Per rendere più esplicito e chiaro questo
messaggio, domenica 7 marzo 1993 è venuto a Pietraspaccata perfino Sua
Eccellenza il vescovo di Pozzuoli Salvatore Sorrentino. La ua diocesi è
proprietaria, per antiche donazioni fatte dai privati agli eremiti della
chiesetta di Pietraspaccata (che dipende dalla curia di Pozzuoli), di gran
parte di quei castagneti. Ed il vescovo in una mano ha portato il simbolico
ulivo di pace e dall’altra, la cessione volontaria di tutto quel terreno per
una causa tanto nobile.
“Qualcosa si muove nasce la speranza di
questa contrada – ha affermato il presule – La mia diocesi in passato ha
lasciato che la chiesetta di Pietraspaccata venisse lentamente sconfitta dall’incuria
e dal tempo. Oggi siamo qui no solo a fare atto pubblico di contrizione ma a
promettere una rinascita a questo gioiello intatto di natura e storia”.
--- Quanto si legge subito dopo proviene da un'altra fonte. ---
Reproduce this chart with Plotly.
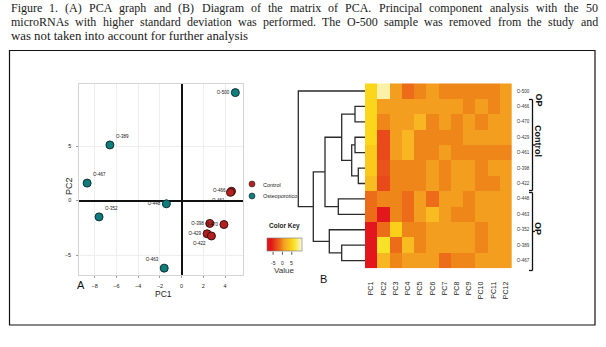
import plotly.graph_objects as go

W, H = 606, 347


def fx(p):
    return p / W


def fy(p):
    return 1 - p / H


# ---------------- data ----------------
caption_lines = [
    "Figure 1. (A) PCA graph and (B) Diagram of the matrix of PCA. Principal component analysis with the 50",
    "microRNAs with higher standard deviation was performed. The O-500 sample was removed from the study and",
    "was not taken into account for further analysis",
]

ctrl_names = ["O-466", "O-461", "O-398", "O-470", "O-429", "O-422"]
ctrl_pc1 = [4.6, 4.5, 2.6, 3.9, 2.35, 2.75]
ctrl_pc2 = [0.85, 0.75, -2.1, -2.2, -3.05, -3.25]

op_names = ["O-500", "O-389", "O-467", "O-448", "O-352", "O-463"]
op_pc1 = [4.95, -6.6, -8.7, -1.4, -7.6, -1.6]
op_pc2 = [9.9, 5.1, 1.6, -0.3, -1.5, -6.2]

pca_x_ticks = [-8, -6, -4, -2, 0, 2, 4]
pca_y_ticks = [-5, 0, 5]

heat_rows = ["O-500", "O-466", "O-470", "O-429", "O-461", "O-398",
             "O-422", "O-448", "O-463", "O-352", "O-389", "O-467"]
heat_cols = ["PC1", "PC2", "PC3", "PC4", "PC5", "PC6",
             "PC7", "PC8", "PC9", "PC10", "PC11", "PC12"]
heat_values = [
    [5.0, 9.0, 0.5, -1.5, -0.5, 0.5, -0.5, -0.5, -0.5, -0.5, -0.5, 0.5],
    [5.0, 0.5, 0.5, 0.5, 0.5, 0.5, 0.5, 0.5, -0.5, 0.5, -0.5, 0.5],
    [5.0, -0.5, 0.5, 0.5, 2.5, -0.5, 0.5, -0.5, 0.5, -0.5, 0.5, 0.5],
    [5.0, -3.5, 0.5, 2.5, -0.5, -0.5, -0.5, -0.5, 0.5, 0.5, 0.5, 0.5],
    [4.0, -3.5, 0.5, 2.5, -0.5, -0.5, 0.5, -0.5, -0.5, -0.5, -0.5, -0.5],
    [4.0, -3.0, -0.5, -0.5, -0.5, 0.5, -0.5, 0.5, 0.5, -0.5, 0.5, 0.5],
    [3.0, -3.5, -0.5, -0.5, -0.5, 0.5, -0.5, 0.5, 0.5, -0.5, -0.5, 0.5],
    [-1.5, -0.5, -0.5, -1.5, 0.5, -1.5, 0.5, 0.5, -0.5, 0.5, 0.5, 0.5],
    [-1.5, -6.0, -0.5, -1.5, 0.5, 3.0, 0.5, -0.5, -0.5, 0.5, 0.5, 0.5],
    [-7.0, -1.5, 4.5, -0.5, -0.5, 0.5, 0.5, 0.5, 0.5, -0.5, 0.5, 0.5],
    [-7.0, 6.0, -1.5, 3.0, -0.5, 0.5, 0.5, 0.5, 0.5, -0.5, 0.5, 0.5],
    [-7.0, 2.5, -0.5, 0.5, 0.5, 0.5, -1.5, -0.5, -0.5, 0.5, 0.5, 0.5],
]
key_ticks = [-5, 0, 5]

# dendrogram merges: (left child, right child, height); leaves are row indices 0..11,
# merged nodes get ids 12, 13, ...
dendro_merges = [
    (1, 2, 10.0),      # 12
    (3, 4, 10.0),      # 13
    (5, 6, 6.7),       # 14
    (13, 14, 13.3),    # 15
    (12, 15, 23.3),    # 16
    (7, 8, 26.7),      # 17
    (16, 17, 40.0),    # 18
    (10, 11, 23.3),    # 19
    (9, 19, 35.7),     # 20
    (18, 20, 51.7),    # 21
    (0, 21, 66.7),     # 22
]

# ---------------- helpers (text metrics for justified caption) ----------------
TIMES_W = {
    ' ': 250, '.': 250, ',': 250, '(': 333, ')': 333, '-': 333,
    'a': 444, 'b': 500, 'c': 444, 'd': 500, 'e': 444, 'f': 333, 'g': 500, 'h': 500,
    'i': 278, 'j': 278, 'k': 500, 'l': 278, 'm': 778, 'n': 500, 'o': 500, 'p': 500,
    'q': 500, 'r': 333, 's': 389, 't': 278, 'u': 500, 'v': 500, 'w': 722, 'x': 500,
    'y': 500, 'z': 444,
    'A': 722, 'B': 667, 'C': 667, 'D': 722, 'E': 611, 'F': 556, 'G': 722, 'H': 722,
    'I': 333, 'J': 389, 'K': 722, 'L': 611, 'M': 889, 'N': 722, 'O': 722, 'P': 556,
    'Q': 722, 'R': 667, 'S': 556, 'T': 611, 'U': 722, 'V': 722, 'W': 944, 'X': 722,
    'Y': 722, 'Z': 611,
}


def text_w(s, size):
    return sum(TIMES_W.get(ch, 500) for ch in s) * size / 1000.0


# ---------------- figure ----------------
fig = go.Figure()

RED = "#b3201f"
TEAL = "#107c7e"
fig.add_trace(go.Scatter(
    x=ctrl_pc1, y=ctrl_pc2, text=ctrl_names, mode="markers+text",
    textposition=["middle left", "bottom left", "middle left", "middle left",
                  "middle left", "bottom left"],
    textfont=dict(size=4.5, color="#111", family="Liberation Sans"),
    marker=dict(size=8, color=RED, line=dict(color="#3a1010", width=1)),
    xaxis="x", yaxis="y", showlegend=False, cliponaxis=False,
))
fig.add_trace(go.Scatter(
    x=op_pc1, y=op_pc2, text=op_names, mode="markers+text",
    textposition=["middle left", "top right", "top right", "middle left", "top right", "top left"],
    textfont=dict(size=4.5, color="#111", family="Liberation Sans"),
    marker=dict(size=8, color=TEAL, line=dict(color="#0d3030", width=1)),
    xaxis="x", yaxis="y", showlegend=False, cliponaxis=False,
))

# legend (manual, own small axes)
fig.add_trace(go.Scatter(
    x=[0, 0], y=[1, 0], mode="markers",
    marker=dict(size=6, color=[RED, TEAL], line=dict(color="#222", width=0.6)),
    xaxis="x4", yaxis="y4", showlegend=False, hoverinfo="skip",
))

# colour scale
anchors = [(-8.4, "#e0121c"), (-6.0, "#e3181c"), (-3.5, "#e84a1c"), (-1.5, "#ec6c1a"),
           (-0.5, "#ef861a"), (0.5, "#f49e20"), (2.5, "#f7b622"), (4.0, "#fbc81c"),
           (5.0, "#fcd61a"), (6.0, "#f6e226"), (10.3, "#fdf8e2")]
zmin, zmax = anchors[0][0], anchors[-1][0]
colorscale = [[(v - zmin) / (zmax - zmin), c] for v, c in anchors]

KEY_L, KEY_LEN, KEY_TOP, KEY_TH = 266.7, 35.0, 238.3, 13.0
fig.add_trace(go.Heatmap(
    z=heat_values, x=list(range(len(heat_cols))), y=list(range(len(heat_rows))),
    colorscale=colorscale, zmin=zmin, zmax=zmax, xaxis="x2", yaxis="y2",
    xgap=0, ygap=0,
    colorbar=dict(
        orientation="h", x=fx(KEY_L + KEY_LEN / 2), xanchor="center", y=fy(KEY_TOP), yanchor="top",
        len=KEY_LEN, lenmode="pixels", thickness=KEY_TH, thicknessmode="pixels",
        showticklabels=False, ticks="",
        outlinewidth=0.6, outlinecolor="#777", xpad=0, ypad=0,
    ),
))

# dendrogram
node_y = {i: float(i) for i in range(len(heat_rows))}
node_h = {i: 0.0 for i in range(len(heat_rows))}
dx, dy = [], []
for k, (a, b, h) in enumerate(dendro_merges):
    nid = len(heat_rows) + k
    dx += [node_h[a], h, h, node_h[b], None]
    dy += [node_y[a], node_y[a], node_y[b], node_y[b], None]
    node_y[nid] = (node_y[a] + node_y[b]) / 2
    node_h[nid] = h
fig.add_trace(go.Scatter(
    x=dx, y=dy, mode="lines", line=dict(color="#2a2a2a", width=1.3),
    xaxis="x3", yaxis="y3", showlegend=False, hoverinfo="skip",
))

# ---------------- layout ----------------
axis_font = dict(size=5.5, family="Liberation Sans", color="#222")
layout = dict(
    width=W, height=H, autosize=False,
    margin=dict(l=0, r=0, t=0, b=0),
    paper_bgcolor="white", plot_bgcolor="white",
    showlegend=False,
    xaxis=dict(
        domain=[fx(79.3), fx(242.5)], range=[-9.42, 5.61], tickvals=pca_x_ticks,
        showgrid=True, gridcolor="#eeeeee", gridwidth=0.6,
        zeroline=True, zerolinecolor="#111", zerolinewidth=2,
        showline=True, mirror=True, linecolor="#d4d4d4", linewidth=1,
        ticks="outside", ticklen=2, tickcolor="#999", tickfont=axis_font,
        ticklabelstandoff=3, anchor="y",
    ),
    yaxis=dict(
        domain=[fy(275), fy(84)], range=[-6.83, 10.69], tickvals=pca_y_ticks,
        showgrid=True, gridcolor="#eeeeee", gridwidth=0.6,
        zeroline=True, zerolinecolor="#111", zerolinewidth=2,
        showline=True, mirror=True, linecolor="#d4d4d4", linewidth=1,
        ticks="outside", ticklen=2, tickcolor="#999", tickfont=axis_font,
        ticklabelstandoff=4, anchor="x",
    ),
    xaxis2=dict(
        domain=[fx(365), fx(511.7)], range=[-0.5, 11.5], anchor="y2",
        tickvals=list(range(len(heat_cols))), ticktext=heat_cols, tickangle=-90,
        tickfont=dict(size=7, family="Liberation Sans", color="#222"),
        showgrid=False, zeroline=False, showline=False, ticks="", ticklabelstandoff=11,
    ),
    yaxis2=dict(
        domain=[fy(268.3), fy(83.3)], range=[11.5, -0.5], anchor="x2", side="right",
        tickvals=list(range(len(heat_rows))), ticktext=heat_rows,
        tickfont=dict(size=4.5, family="Liberation Sans", color="#333"),
        showgrid=False, zeroline=False, showline=False, ticks="", ticklabelstandoff=4,
    ),
    xaxis3=dict(
        domain=[fx(296), fx(365)], range=[69, 0], anchor="y3",
        visible=False, showgrid=False, zeroline=False,
    ),
    yaxis3=dict(
        domain=[fy(268.3), fy(83.3)], range=[11.5, -0.5], anchor="x3",
        visible=False, showgrid=False, zeroline=False,
    ),
    xaxis4=dict(domain=[fx(248), fx(256)], range=[-1, 1], anchor="y4",
                visible=False, showgrid=False, zeroline=False),
    yaxis4=dict(domain=[fy(202), fy(178)], range=[-0.5, 1.5], anchor="x4",
                visible=False, showgrid=False, zeroline=False),
)
fig.update_layout(**layout)

ann = []
CAP_SIZE = 12.0
CAP_LEFT, CAP_RIGHT = 8.5, 596.0
cap_y = [8.5, 22.0, 35.5]
for li, (line, yy) in enumerate(zip(caption_lines, cap_y)):
    cap_font = dict(size=CAP_SIZE, family="Liberation Serif", color="#1a1a1a")
    if li < len(caption_lines) - 1:
        words = line.split(" ")
        widths = [text_w(wd, CAP_SIZE) for wd in words]
        gap = (CAP_RIGHT - CAP_LEFT - sum(widths)) / (len(words) - 1)
        xpos = CAP_LEFT
        for wd, wdt in zip(words, widths):
            ann.append(dict(text=wd, x=fx(xpos), y=fy(yy), xref="paper", yref="paper",
                            xanchor="left", yanchor="middle", showarrow=False, font=cap_font))
            xpos += wdt + gap
    else:
        ann.append(dict(text=line, x=fx(CAP_LEFT), y=fy(yy), xref="paper", yref="paper",
                        xanchor="left", yanchor="middle", showarrow=False,
                        font=dict(size=12.8, family="Liberation Serif", color="#1a1a1a")))

# colour-key tick labels
key_span = zmax - zmin
for v in key_ticks:
    kx = KEY_L + (v - zmin) / key_span * KEY_LEN
    ann.append(dict(text=str(v), x=fx(kx), y=fy(267.5), xref="paper", yref="paper",
                    showarrow=False, font=dict(size=5, family="Liberation Sans", color="#222")))

ann += [
    dict(text="PC1", x=fx(153), y=fy(300.5), xref="paper", yref="paper", showarrow=False,
         font=dict(size=8.5, family="Liberation Sans", color="#222")),
    dict(text="PC2", x=fx(62), y=fy(186), xref="paper", yref="paper", showarrow=False,
         textangle=-90, font=dict(size=9, family="Liberation Sans", color="#222")),
    dict(text="A", x=fx(75), y=fy(293), xref="paper", yref="paper", showarrow=False,
         font=dict(size=11, family="Liberation Sans", color="#111")),
    dict(text="B", x=fx(323.5), y=fy(287), xref="paper", yref="paper", showarrow=False,
         font=dict(size=11, family="Liberation Sans", color="#111")),
    dict(text="Control", x=fx(260.5), y=fy(184.7), xref="paper", yref="paper", showarrow=False,
         xanchor="left", font=dict(size=5.5, family="Liberation Sans", color="#222")),
    dict(text="Osteoporotico", x=fx(260.5), y=fy(196), xref="paper", yref="paper", showarrow=False,
         xanchor="left", font=dict(size=5.5, family="Liberation Sans", color="#222")),
    dict(text="<b>Color Key</b>", x=fx(284), y=fy(231.5), xref="paper", yref="paper", showarrow=False,
         font=dict(size=6.5, family="Liberation Sans", color="#222")),
    dict(text="Value", x=fx(284), y=fy(277), xref="paper", yref="paper", showarrow=False,
         font=dict(size=8, family="Liberation Sans", color="#333")),
    dict(text="<b>OP</b>", x=fx(545), y=fy(91), xref="paper", yref="paper", showarrow=False,
         textangle=90, font=dict(size=9, family="Liberation Sans", color="#111")),
    dict(text="<b>Control</b>", x=fx(545), y=fy(141), xref="paper", yref="paper", showarrow=False,
         textangle=90, font=dict(size=9, family="Liberation Sans", color="#111")),
    dict(text="<b>OP</b>", x=fx(545), y=fy(228), xref="paper", yref="paper", showarrow=False,
         textangle=90, font=dict(size=9, family="Liberation Sans", color="#111")),
]
fig.update_layout(annotations=ann)

shapes = [
    dict(type="rect", xref="paper", yref="paper", x0=fx(9.5), x1=fx(595), y0=fy(325), y1=fy(50.5),
         line=dict(color="#111", width=1.2)),
]
for v in key_ticks:
    kx = fx(KEY_L + (v - zmin) / key_span * KEY_LEN)
    shapes.append(dict(type="line", xref="paper", yref="paper", x0=kx, x1=kx,
                       y0=fy(KEY_TOP + KEY_TH + 0.5), y1=fy(KEY_TOP + KEY_TH + 3.5),
                       line=dict(color="#333", width=0.8)))
for top, bot in [(99.5, 190.5), (192.5, 270.5)]:
    xb = fx(532.5)
    shapes += [
        dict(type="line", xref="paper", yref="paper", x0=xb, x1=xb, y0=fy(top), y1=fy(bot),
             line=dict(color="#111", width=1.3)),
        dict(type="line", xref="paper", yref="paper", x0=fx(529), x1=xb, y0=fy(top), y1=fy(top),
             line=dict(color="#111", width=1.3)),
        dict(type="line", xref="paper", yref="paper", x0=fx(529), x1=xb, y0=fy(bot), y1=fy(bot),
             line=dict(color="#111", width=1.3)),
        dict(type="line", xref="paper", yref="paper", x0=xb, x1=fx(535), y0=fy((top + bot) / 2),
             y1=fy((top + bot) / 2), line=dict(color="#111", width=1.3)),
    ]
fig.update_layout(shapes=shapes)

fig.write_html(
    "out.html",
    config={"displayModeBar": False},
    post_script="document.body.style.margin='0';document.body.style.overflow='hidden';",
)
E poiché il simbolo più romantico del bosco è
per tutti l’eremo di Pietraspaccata, interamente scavato nel tufo da cui uscì
miracolosamente già scolpita la statua della Madonna, trafugata una quindicina
di anni fa (verso la fine degli anni ’80), l scultore Carlo Palermo (buonanima,
morto nel 2019) ha voluto rimodellare quell’antica immagine per restituirla al
culto dei fedeli della frazione, a testimonianza di un ritorno della città ai
suoi antichi valori. Se si riuscirà a far rinascere l’eremo di Pietraspaccata,
l’oasi avrà successo.
E dell’oasi hanno parlato un po’ tutti,
compresi i responsabili della sovrintendenza, che hanno promesso la loro
collaborazione per una catalogazione delle antiche testimonianze
romane disseminate lungo le pendici di quell’angolo dei Camaldoli che
scende fino a Quarto. Oltre alla diocesi puteolana, anche altri proprietari
hanno dato già il loro appoggio all’iniziativa. E’ un’inversione di tendenza insperata. Non
più tardi di un paio d’anni fa, infatti, lanciammo l’allarme su qualche
sbancamento (fortunatamente subito rientrato) che, per la vicinanza con l’eremo,
ci preoccupava enormemente. Oggi gli abitanti di Faragnano, Pietraspaccata e
Salandra hanno capito che un’oasi naturalistica porterà vantaggi a lungo
termine ed è stupido perdere quest’occasione. Per una mattinata, quindi, l’asse
della città si è spostato in periferia.
Una periferia che pochi conoscono e che
invitiamo tutti a visitare adesso che è primavera. Un angolo che non sembra
Marano. Sembra di stare tra i boschi di Monteforte o Roccamonfina.
Grandi castagneti con un manto incredibile di
foglie, muschio attorno a massi enormi caduti a valle in chissà quale epoca,
colpo d’occhio che arriva fino al mare, e perfino qualche poiana che nidifica
in gran segreto.
Tutto questo è l’altra Marano, quella che
molti Comuni ci invidiano, quella che sarà l’oasi.